Since less than five percent of concealment determinations are ever appealed, however, the Department has had a relatively unchecked hand in charging claimants with concealment. Unemployment claims, then, have essentially become a vehicle for alleging concealment against claimants. As they say in a galaxy far, far away:

It's a Trap!

Changes to unemployment venue now and in the future

In DWD v. LIRC, 2015 WI App 56 (“Froehlich,” after the claimant at issue in the case), the Department filed an unemployment appeal case in Milwaukee County even though none of the parties resided in that county.

Normally, unemployment cases in circuit court must be brought in the county where the claimant or the employer (i.e., the plaintiff in the case) resides. But, the Department also has the ability to appeal any LIRC decision even if the parties to that case do not. And, in Froehlich, the Department did just that. Under Wis. Stat. § 102.23(1)(a), when the Department of Workforce Development is the appealing party, venue is in “the county where the defendant resides.”

Typically, when a claimant or employer appeals a LIRC decision in the wrong county, the Commission immediately moves to dismiss the action for lack of venue. And courts routinely grant such motions, ending the unemployment appeals before the merits of the case are ever addressed.

But, in Froehlich the Department was the appealing party, and the Commission did not immediately move for dismissal. Instead, the Commission said it was willing to agree to venue in Milwaukee County subject to what other parties wanted and the circuit court’s permission. For some reason, the Department did nothing. When additional Department appeals were filed in numerous other cases throughout Wisconsin (and again in counties where no defendants resided), the Commission moved to dismiss Froehlich. The circuit court granted that request, and the Department appealed that dismissal to the appeals court.

NOTE: In the past, when the Department appealed a Commission decision because of a fundamental disagreement with the Commission over the meaning of unemployment law, the Department filed those appeals in Dane County, where the defendant Commission resided.

The court of appeals held that dismissal was NOT warranted in Froehlich because the Commission had accepted jurisdiction in Milwaukee County and the other defendants never objected to venue in Milwaukee County. Since the active parties to the case — the Department and the Commission — had indicated that Milwaukee County was a proper venue, dismissal for lack of venue was improper. But, the case was still remanded to the circuit court to determine whether it would agree to jurisdiction, and the appeals court strongly hinted to the circuit court that it should agree. See n.4 in Froehlich.
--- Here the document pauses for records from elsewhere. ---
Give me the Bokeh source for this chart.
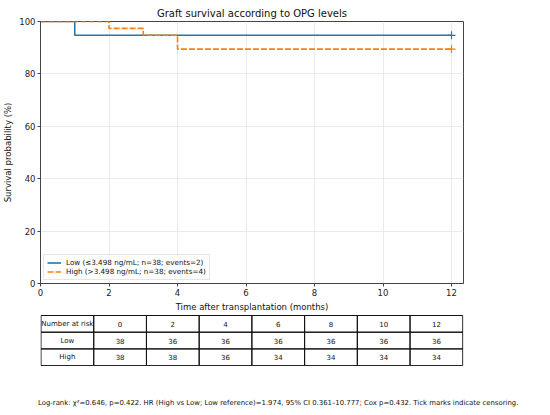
from bokeh.plotting import figure
from bokeh.layouts import column
from bokeh.models import Range1d, FixedTicker, Legend, LegendItem, Div
from bokeh.embed import file_html
from bokeh.resources import INLINE
from bokeh.core.properties import value

title_text = "Graft survival according to OPG levels"
x_label = "Time after transplantation (months)"
y_label = "Survival probability (%)"

low_times = [0, 1, 12]
low_surv = [100.0, 94.74, 94.74]
high_times = [0, 2, 3, 4, 12]
high_surv = [100.0, 97.37, 94.74, 89.47, 89.47]
censor_time = [12]
low_censor = [94.74]
high_censor = [89.47]
low_label = "Low (≤3.498 ng/mL; n=38; events=2)"
high_label = "High (>3.498 ng/mL; n=38; events=4)"

x_ticks = [0, 2, 4, 6, 8, 10, 12]
y_ticks = [0, 20, 40, 60, 80, 100]

risk_header = "Number at risk"
risk_times = [0, 2, 4, 6, 8, 10, 12]
risk_groups = ["Low", "High"]
risk_low = [38, 36, 36, 36, 36, 36, 36]
risk_high = [38, 38, 36, 34, 34, 34, 34]
footnote = ("Log-rank: χ²=0.646, p=0.422. HR (High vs Low; Low reference)=1.974, "
            "95% CI 0.361–10.777; Cox p=0.432. Tick marks indicate censoring.")

FONT = "DejaVu Sans"
BLUE = "#1f77b4"
ORANGE = "#ff7f0e"
SPINE = "#444444"

W = 550
B_LEFT, B_RIGHT = 40, 87

p = figure(width=W, height=314,
           x_range=Range1d(0, 12.35), y_range=Range1d(0, 100),
           output_backend="svg", toolbar_location=None,
           min_border_left=B_LEFT, min_border_right=B_RIGHT,
           min_border_top=21, min_border_bottom=28)
p.title.text = title_text
p.title.align = "center"
p.title.text_font = FONT
p.title.text_font_size = "10px"
p.title.text_font_style = "normal"
p.title.text_color = "#111111"
p.title.standoff = 6
p.outline_line_color = SPINE
p.outline_line_width = 1

for ax in (p.xaxis[0], p.yaxis[0]):
    ax.axis_line_color = SPINE
    ax.major_tick_line_color = SPINE
    ax.minor_tick_line_color = None
    ax.major_tick_out = 3
    ax.major_tick_in = 0
    ax.major_label_text_font = FONT
    ax.major_label_text_font_size = "8.5px"
    ax.major_label_text_color = "#222222"
    ax.major_label_standoff = 2
    ax.axis_label_text_font = FONT
    ax.axis_label_text_font_size = "8.5px"
    ax.axis_label_text_font_style = "normal"
    ax.axis_label_text_color = "#111111"
    ax.axis_label_standoff = 3
p.xaxis[0].ticker = FixedTicker(ticks=x_ticks)
p.yaxis[0].ticker = FixedTicker(ticks=y_ticks)
p.xaxis[0].axis_label = x_label
p.yaxis[0].axis_label = y_label
p.xgrid[0].ticker = FixedTicker(ticks=x_ticks)
p.ygrid[0].ticker = FixedTicker(ticks=y_ticks)
p.grid.grid_line_color = "#e4e4e4"
p.grid.grid_line_width = 0.8

r_low = p.step(low_times, low_surv, mode="after", line_color=BLUE, line_width=1.6)
r_high = p.step(high_times, high_surv, mode="after", line_color=ORANGE,
                line_width=1.6, line_dash="6 2")
p.scatter(censor_time, low_censor, marker="cross", size=8, line_color=BLUE, line_width=1.2)
p.scatter(censor_time, high_censor, marker="cross", size=8, line_color=ORANGE, line_width=1.2)

legend = Legend(items=[LegendItem(label=low_label, renderers=[r_low]),
                       LegendItem(label=high_label, renderers=[r_high])],
                location="bottom_left")
legend.margin = 3
legend.padding = 3
legend.spacing = 0
legend.glyph_width = 14
legend.glyph_height = 9
legend.label_height = 9
legend.label_standoff = 5
legend.label_text_font = FONT
legend.label_text_font_size = "7.2px"
legend.label_text_color = "#111111"
legend.border_line_color = "#cccccc"
legend.background_fill_alpha = 0.85
p.add_layout(legend)

# Number-at-risk table: x in page pixels (frame spans 40..463), y downward
TH = 52
t = figure(width=W, height=TH, x_range=Range1d(B_LEFT, W - B_RIGHT), y_range=Range1d(TH, 0),
           output_backend="svg", toolbar_location=None,
           min_border_left=B_LEFT, min_border_right=B_RIGHT,
           min_border_top=0, min_border_bottom=0,
           x_axis_location=None, y_axis_location=None)
t.outline_line_color = None
t.grid.visible = False
t.title.standoff = 0

tab_left, col_w, tab_top, row_h = 40.5, 52.72, 1, 16.7
rows = [[risk_header] + [str(v) for v in risk_times],
        [risk_groups[0]] + [str(v) for v in risk_low],
        [risk_groups[1]] + [str(v) for v in risk_high]]
lefts, rights, tops, bottoms, xs, ys, txt = [], [], [], [], [], [], []
for i, row in enumerate(rows):
    for j, cell in enumerate(row):
        l = tab_left + j * col_w
        tp = tab_top + i * row_h
        lefts.append(l); rights.append(l + col_w)
        tops.append(tp); bottoms.append(tp + row_h)
        xs.append(l + col_w / 2); ys.append(tp + row_h / 2); txt.append(cell)
t.quad(left=lefts, right=rights, top=tops, bottom=bottoms,
       fill_color=None, line_color="#111111", line_width=1)
t.text(x=xs, y=ys, text=txt, text_font=value(FONT), text_font_size="7px",
       text_align="center", text_baseline="middle", text_color="#111111")

note = Div(text=footnote, width=W, height=47, margin=0,
           styles={"font-family": FONT, "font-size": "6.9px", "color": "#111111",
                   "text-align": "left", "white-space": "nowrap", "padding-left": "38px",
                   "padding-top": "33px", "line-height": "8px", "box-sizing": "border-box"})

layout = column(p, t, note, spacing=0)
open("out.html", "w").write(file_html(layout, INLINE))
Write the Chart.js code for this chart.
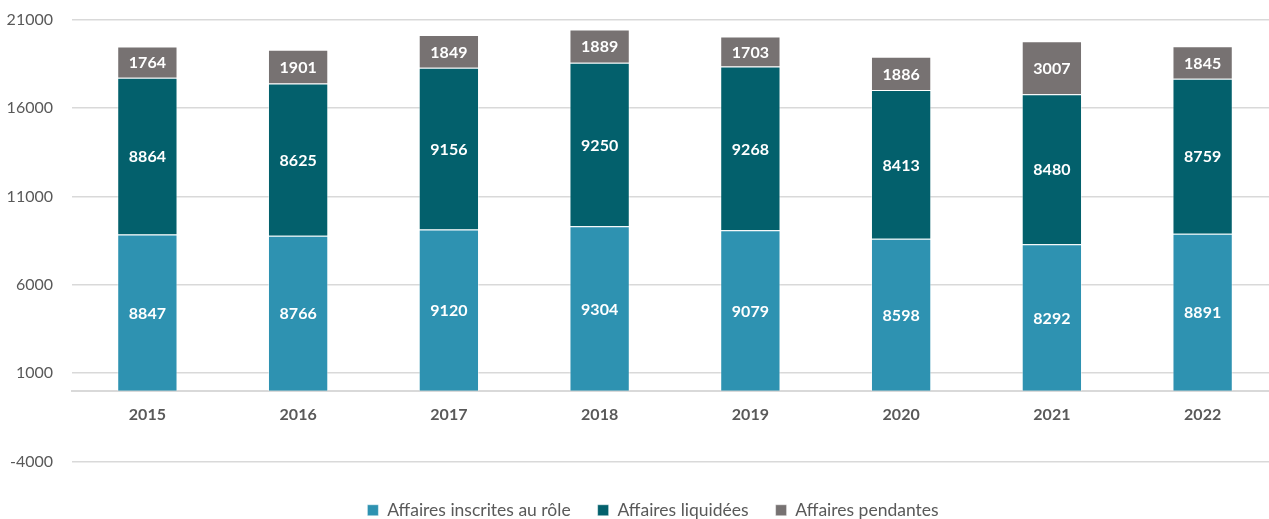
<!DOCTYPE html>
<html lang="fr">
<head>
<meta charset="utf-8">
<script src="https://cdn.jsdelivr.net/npm/chart.js@4/dist/chart.umd.min.js"></script>
<style>
  html, body { margin: 0; padding: 0; background: #fff; overflow: hidden; }
  #wrap { width: 1306px; height: 530px; margin-top: -9px; position: relative; }
</style>
</head>
<body>
<div id="wrap"><canvas id="chart"></canvas></div>
<script>
// Années et séries empilées
const years = ['2015', '2016', '2017', '2018', '2019', '2020', '2021', '2022'];
const inscrites = [8847, 8766, 9120, 9304, 9079, 8598, 8292, 8891];
const liquidees = [8864, 8625, 9156, 9250, 9268, 8413, 8480, 8759];
const pendantes = [1764, 1901, 1849, 1889, 1703, 1886, 3007, 1845];
const yTicks = [-4000, 1000, 6000, 11000, 16000, 21000];

const FONT = 'Lato, "Open Sans", sans-serif';
const TEXT_GREY = '#595959';

// étiquettes blanches au centre de chaque segment
const segmentLabels = {
    id: 'segmentLabels',
    afterDatasetsDraw(chart) {
        const ctx = chart.ctx;
        ctx.save();
        ctx.font = `bold 16px ${FONT}`;
        ctx.fillStyle = '#ffffff';
        ctx.textAlign = 'center';
        ctx.textBaseline = 'middle';
        chart.data.datasets.forEach((ds, i) => {
            const meta = chart.getDatasetMeta(i);
            meta.data.forEach((bar, j) => {
                const yMid = (bar.y + bar.base) / 2;
                ctx.fillText(String(ds.data[j]), bar.x, yMid + 1);
            });
        });
        ctx.restore();
    }
};

// décale la légende : centrée sur toute la largeur, un peu plus bas
const legendShift = {
    id: 'legendShift',
    afterLayout(chart) {
        const lg = chart.legend;
        if (!lg) return;
        lg.left += 14; lg.right += 14;
        lg.top += 13; lg.bottom += 13;
    }
};

function makeSeries(label, data, color) {
    return {
        label,
        data,
        backgroundColor: color,
        borderColor: 'rgba(255,255,255,0.45)',
        borderWidth: 1,
        categoryPercentage: 1,
        barPercentage: 0.4,
    };
}

new Chart(document.getElementById('chart'), {
    type: 'bar',
    data: {
        labels: years,
        datasets: [
            makeSeries('Affaires inscrites au rôle', inscrites, '#2E92B1'),
            makeSeries('Affaires liquidées', liquidees, '#03606C'),
            makeSeries('Affaires pendantes', pendantes, '#777272'),
        ],
    },
    options: {
        responsive: true,
        maintainAspectRatio: false,
        animation: false,
        layout: { padding: { left: 0, right: 28, top: 0, bottom: 5 } },
        plugins: {
            legend: {
                position: 'bottom',
                labels: {
                    boxWidth: 11,
                    boxHeight: 11,
                    padding: 27,
                    color: TEXT_GREY,
                    font: { family: FONT, size: 17.5 },
                    useBorderRadius: false,
                },
            },
            tooltip: { enabled: false },
        },
        scales: {
            x: {
                stacked: true,
                position: { y: 0 },
                grid: { display: false, drawTicks: false },
                border: { display: true, color: '#D9D9D9', width: 2 },
                ticks: {
                    color: TEXT_GREY,
                    padding: 14,
                    font: { family: FONT, size: 16, weight: 'bold' },
                },
            },
            y: {
                stacked: true,
                min: -4000,
                max: 21000,
                afterBuildTicks(scale) {
                    scale.ticks = yTicks.map(v => ({ value: v }));
                },
                afterFit(scale) { scale.width = 72; },
                grid: { color: '#D9D9D9', lineWidth: 1.5, drawTicks: false },
                border: { display: false },
                ticks: {
                    color: TEXT_GREY,
                    padding: 19,
                    font: { family: FONT, size: 16 },
                    callback: v => String(v),
                },
            },
        },
    },
    plugins: [segmentLabels, legendShift],
});
</script>
</body>
</html>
The end result in Froehlich is that a wrong venue no longer leads to automatic dismissal, at least when the Department is the plaintiff. Whether Froehlich might also lead to claimants and employers being able to keep their cases alive despite filing in the wrong venue remains an open question. But, a colorable claim is now viable that such cases should NOT be dismissed but remain either in the county where filed or transferred to another county where venue is proper before any dismissal for lack of venue takes effect.

For its sake, the Department is not sitting on its laurels. At the September 17th Advisory Council meeting, the Department presented a new proposal to create a new unemployment venue provision, D15-11. In place of Wis. Stat. § 102.23, a new Wis. Stat. § 108.09(7) is created and which includes a host of changes to how unemployment appeals will be handled in the future. These changes include:

  • Who is a party — Under new 108.09(7)(c)1, “every other party to the proceedings before the commission shall be made a defendant.” So, the parties of interest from workers’ compensation precedents no longer have to be included.
  • DWD is a required defendant — Under new 108.09(7)(c)1: “The department shall also be made a defendant if the department is not the plaintiff.” So, copies of complaints and summons have to made for the Department in every unemployment case. And, the Department explained to the Advisory Council that it will most likely file a routine answer in all of these appeals. Moreover, the Department may decide to take an active role in some cases. Certainly, if the Department does not receive its summons and complaint, expect a motion to dismiss from either the Commission or the Department for failing to serve a necessary party. See also new 108.10(4). At the very least, this new provision will make unemployment appeals that much more expensive, especially for large employers involved in numerous unemployment cases.
  • Commission excluded as a defendant for purposes of venue — Under new 108.09(7)(c)2: “if the plaintiff is the department, the proceedings shall be in the circuit court of the county where a defendant, other than the commission, resides.”
  • Proceedings in any court — Under new 108.09(7)(c)2: “The proceedings may be brought in any circuit court if all parties appearing in the case agree OR if the court, after notice and a hearing, orders.” So, the parties can agree to venue in a court whether or not that court agrees to venue. Or, a court might order the parties to file in another venue or accept venue itself if one of the parties disputes venue (and, as noted below, the court will have no reason for declining venue).
  • Lack of venue is NOT lack of competency — Under new 108.09(7)(c)2: “Commencing an action in a county in which no defendant resides does NOT deprive the court of competency to proceed to judgment on the merits of the case.” In other words, the Department can file its own unemployment appeals in any county it wants, regardless of whether the claimant or employer have any connection to that county whatsoever.
  • A 60-day time limit for submitting the record to circuit court is mandated. See new 108.09(7)(c)5.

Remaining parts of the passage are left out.